I agree that predicting power usage is far more difficult than it should be. The real power usage of the CPU is dependent on the temperature too, since the colder you can make the CPU the more power it will voluntarily use (it just raises the clock multiplier until it measures the temperature of the CPU rising without leveling off). And as you said there are a bunch of other factors as well.
> The formula doesn’t even mean anything, in real physical terms.
From your description the formula is how you would calculate the power for which a certain heatsink at a given ambient temperature would result in the specified IHS temperature.
The °C/W number is not a conversion factor but the thermal resistance[1] of the heatsink & paste, that is a physical property.
So unless I misunderstood you it's very much something real in physical terms.
It might be a useful formula _if_ the numbers were real. Note that when AMD tells you that a 9900X cpu is has a 120W TDP, that's because they picked three numbers to plug into that formula that result in 120 popping out. They picked the result of 120 first, and then found numbers to put into the formula so that it gives you that result.
But the reason I say that it’s physically meaningless is that real heat dissipation is strongly temperature dependent. The thermal conductivity of a heatsink goes up as the temperature goes up because heat is more effectively transferred into the air at higher temperatures.
>The marketing department picks the number they want based on how they want customers to think about the chip, and which competitors they want you to compare it against. They just plug in whatever numbers are needed into the formula so that the number comes out how they want it.
Are you just describing product segmentation? ie. how the ryzen 5700x and 5800x are basically the same chip, down to the number of enabled cores, except for clocks and power limit ("TDP")?
Yep. The 5800X is a higher bin specifically because it can clock higher than the ones in the 5700X bin. That certainly makes them draw more power, so they give them a higher TDP number too. But the TDP doesn’t have anything to do with how much power the cpu will draw or how much heat it will generate in practice. Those numbers vary quite a lot; the CPU continuously adjusts it’s own frequency multiplier based on it’s own measured temperature, meaning it’ll draw more power if you cool it better.
>But the TDP doesn’t have anything to do with how much power the cpu will draw or how much heat it will generate in practice.
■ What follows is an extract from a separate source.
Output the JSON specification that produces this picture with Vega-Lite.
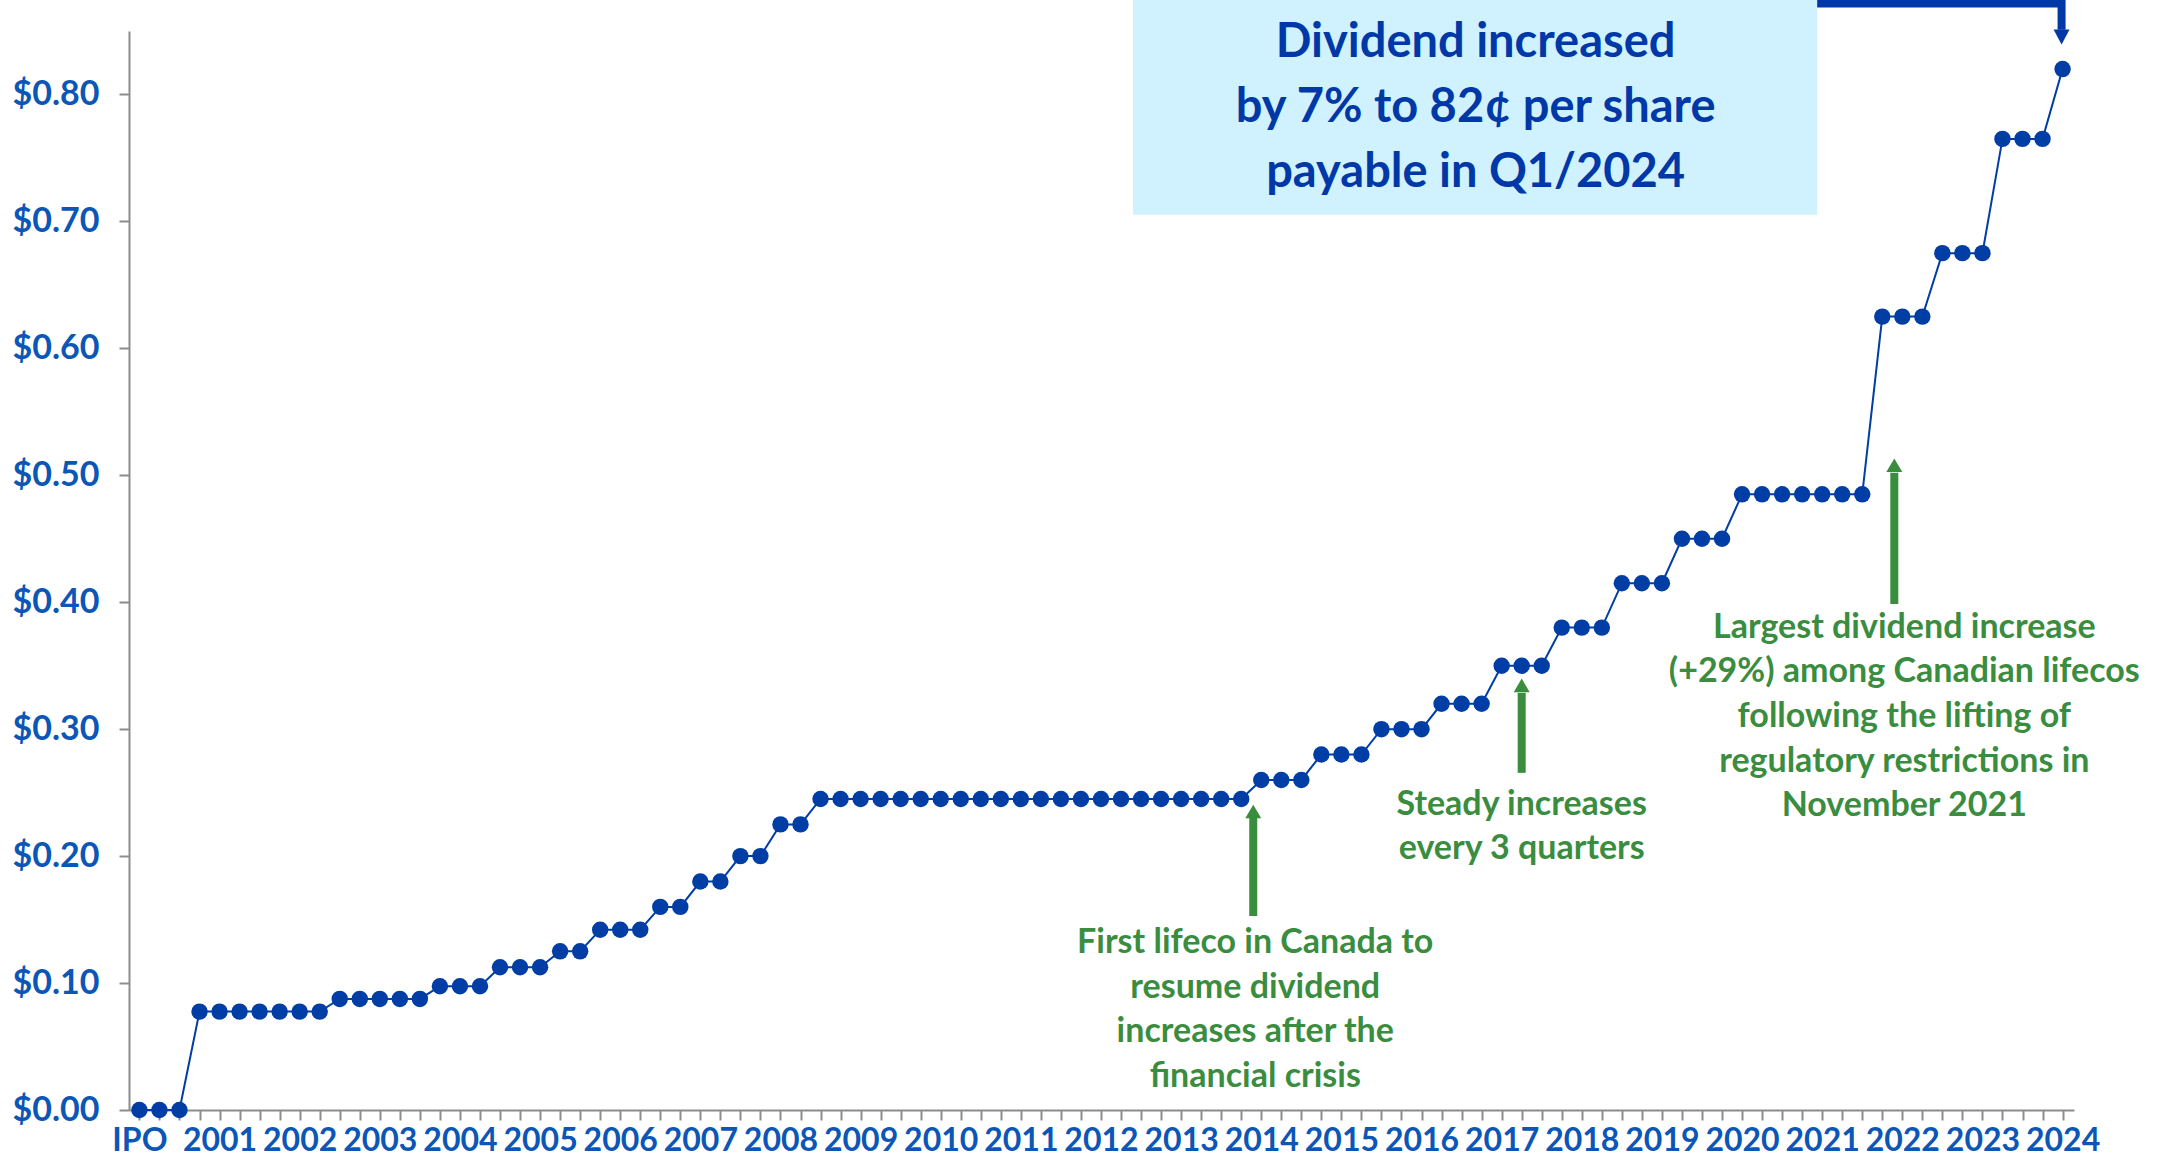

Those numbers vary quite a lot; the CPU continuously adjusts it’s own frequency multiplier based on it’s own measured temperature, meaning it’ll draw more power if you cool it better.
I don't get it, are you referring to the phenomenon that different workloads have different power consumption (eg. a bunch of AVX512 floating point operations vs a bunch of NOPs), therefore TDP is totally made up? I agree that there's a lot of factors that impact power usage, and CPUs aren't like a space heater where if you let it run at full blast it'll always consume the TDP specified, but that doesn't mean TDP numbers are made up. They still vaguely approximate power usage under some synthetic test conditions, or at the very least is vaguely correlated to some limit of the CPU (eg. PPT limit on AMD platforms).
No, the TDP number doesn’t even vaguely approximate anything. You can’t use the number to predict anything, or to plan, or to estimate your electric bill, or anything like that.
Isn't TDP supposed to be an upper bound of how much power budget there is for a chip when it's running under maximum IPC (which implies AVX512 workload spread across all cores with all the test data in all the L1 caches)? I guess that power budget can vary due to process imperfections and/or CPU bugs but saying that it doesn't approximate anything is hard to believe. How about the PSU then, e.g. is 800W PSU a made-up number as well?